Physically, each of these locations will present its own peculiar challenges for the Afghan forces aligned with the Northern Alliance, and for the US and British military forces that are providing them crucial logistical and air support. But with Taliban units defecting in ever-greater numbers, the endgame of the Afghan war is close at hand.

"It's a very different kind of scenario than a lot of us experts were predicting a month ago," says Rifaat Hussein, director of the Defense and Strategic Studies department at Quaid-e-Azam University in Islamabad. "The Taliban did not get a chance to disperse their forces throughout the country, and now America has cut off all supply routes and all sources of financial support. So, the Taliban have two choices: surrender to the rebellious commanders, or fight to the last man and commit collective suicide."

America has had a very different experience in this war than the Soviet Union and other superpowers that took on Afghan-istan's fierce tribes. The reason appears to be two-fold: American air power has done much of the work, allowing Afghan militias to strike hard against weakened Taliban defenses.

The deflation of Taliban control has been remarkable, from 90 percent of the country to about 10 percent. But experts say the final 10 percent could be the bloodiest, since the hard core of 10,000 or more Taliban believers are now defending their homes and families against what they regard as the "Supreme Evil." And those who know the foreign militants who fight alongside the Taliban - including Arabs, Chechens, and Pakistanis - say they have nowhere else to go, except what they consider paradise.

"I would not rule out large scale rebellion, even if Mullah Omar has said he will fight to the last man," says Dr.

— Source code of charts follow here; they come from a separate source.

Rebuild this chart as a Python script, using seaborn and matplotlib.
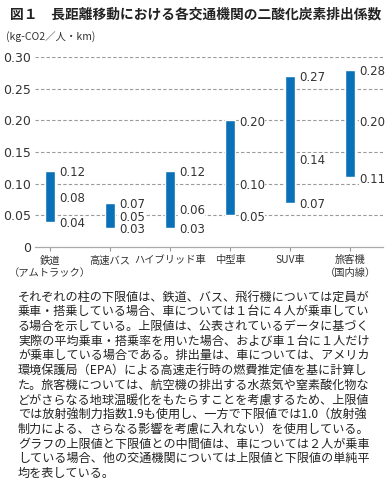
# %%
# 長距離移動における各交通機関の二酸化炭素排出係数
import numpy as np
import pandas as pd
import matplotlib
matplotlib.use('Agg')
import matplotlib.pyplot as plt
import seaborn as sns

# %%
# データ
categorias = ['鉄道\n（アムトラック）', '高速バス', 'ハイブリッド車', '中型車', 'SUV車', '旅客機\n（国内線）']
limite_inferior = [0.04, 0.03, 0.03, 0.05, 0.07, 0.11]
valor_medio = [0.08, 0.05, 0.06, 0.10, 0.14, 0.20]
limite_superior = [0.12, 0.07, 0.12, 0.20, 0.27, 0.28]
ticks_y = [0, 0.05, 0.10, 0.15, 0.20, 0.25, 0.30]
rotulos_y = ['0', '0.05', '0.10', '0.15', '0.20', '0.25', '0.30']

titulo = '図１　長距離移動における各交通機関の二酸化炭素排出係数'
unidade = '(kg-CO2／人・km)'
nota = [
    'それぞれの柱の下限値は、鉄道、バス、飛行機については定員が',
    '乗車・搭乗している場合、車については１台に４人が乗車してい',
    'る場合を示している。上限値は、公表されているデータに基づく',
    '実際の平均乗車・搭乗率を用いた場合、および車１台に１人だけ',
    'が乗車している場合である。排出量は、車については、アメリカ',
    '環境保護局（EPA）による高速走行時の燃費推定値を基に計算し',
    'た。旅客機については、航空機の排出する水蒸気や窒素酸化物な',
    'どがさらなる地球温暖化をもたらすことを考慮するため、上限値',
    'では放射強制力指数1.9も使用し、一方で下限値では1.0（放射強',
    '制力による、さらなる影響を考慮に入れない）を使用している。',
    'グラフの上限値と下限値との中間値は、車については２人が乗車',
    'している場合、他の交通機関については上限値と下限値の単純平',
    '均を表している。',
]

df = pd.DataFrame({
    'categoria': categorias,
    'inferior': limite_inferior,
    'medio': valor_medio,
    'superior': limite_superior,
})
df['altura'] = df['superior'] - df['inferior']

# %%
sns.set_theme(style='white')
plt.rcParams['font.family'] = ['Noto Sans CJK JP', 'DejaVu Sans']

azul = '#0a70b8'
cinza_texto = '#333333'

fig = plt.figure(figsize=(3.85, 4.90), dpi=100)
ax = fig.add_axes([35 / 385, 1 - 247 / 490, (383 - 35) / 385, (247 - 57) / 490])

sns.barplot(data=df, x='categoria', y='altura', bottom=df['inferior'].values,
            color=azul, saturation=1, width=0.17, errorbar=None, ax=ax)

ax.set_xlim(-0.25, 5.55)
ax.set_ylim(0, 0.30)
ax.set_yticks(ticks_y)
ax.set_yticklabels(rotulos_y, family='DejaVu Sans', fontsize=9, color=cinza_texto)
ax.set_xlabel('')
ax.set_ylabel('')
ax.tick_params(axis='y', length=0, pad=3)
ax.tick_params(axis='x', length=3, width=0.8, color='#999999', labelsize=7.4,
               labelcolor=cinza_texto, pad=3, bottom=True)
for lbl in ax.get_xticklabels():
    lbl.set_linespacing(1.3)

for y in ticks_y[1:]:
    ax.axhline(y, color='#9a9a9a', lw=0.8, ls=(0, (3, 2)), zorder=0)

for lado in ['top', 'right', 'left']:
    ax.spines[lado].set_visible(False)
ax.spines['bottom'].set_color('#aaaaaa')
ax.spines['bottom'].set_linewidth(0.9)

# rótulos dos valores ao lado das barras
for i, linha in df.iterrows():
    for val in [linha['inferior'], linha['medio'], linha['superior']]:
        ax.text(i + 0.15, val - 0.003, f'{val:.2f}', family='DejaVu Sans',
                fontsize=8.5, color=cinza_texto, va='center', ha='left',
                bbox=dict(facecolor='white', edgecolor='none', pad=0.3))

# títulos
fig.text(10 / 385, 1 - 15 / 490, titulo, fontsize=9.9, fontweight='bold',
         color='#222222', va='center', ha='left')
fig.text(6 / 385, 1 - 37 / 490, unidade, fontsize=7.5, color=cinza_texto,
         va='center', ha='left', family=['Noto Sans CJK JP', 'DejaVu Serif'])

# nota de rodapé
y0 = 297
passo = 14.7
for k, linha in enumerate(nota):
    fig.text(18 / 385, 1 - (y0 + k * passo) / 490, linha, fontsize=8.7,
             color='#222222', va='center', ha='left')

plt.savefig('out.png', dpi=100)
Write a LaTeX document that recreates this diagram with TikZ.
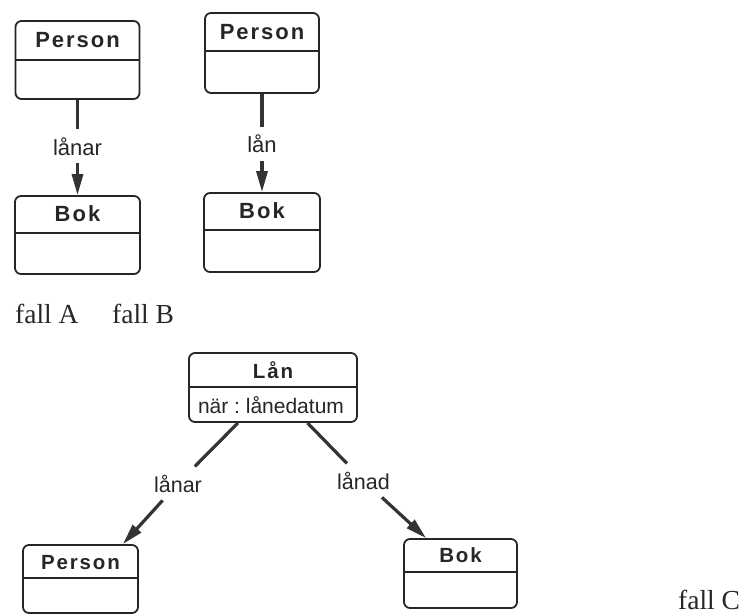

Hussein, noting that many Taliban soldiers and commanders have families in Kandahar. "My biggest fear is that if there is no surrender or compromise, the Americans will get the inclination to carpet bomb the Taliban, and you could not tell the military targets from the civilian targets. Will the Americans be willing to decimate the entire civilian population in order to get what they want: the Taliban?"

At present, the bulk of US military operations are focusing on Kandahar, a desert city that still bears the name of Sikander, or Alexander the Great. The pancake-flat terrain of Kandahar gives the US and its Afghan allies a distinct advantage, since there are few of the mountainous nooks for Taliban units to hide in that were present in and around Kabul, for instance.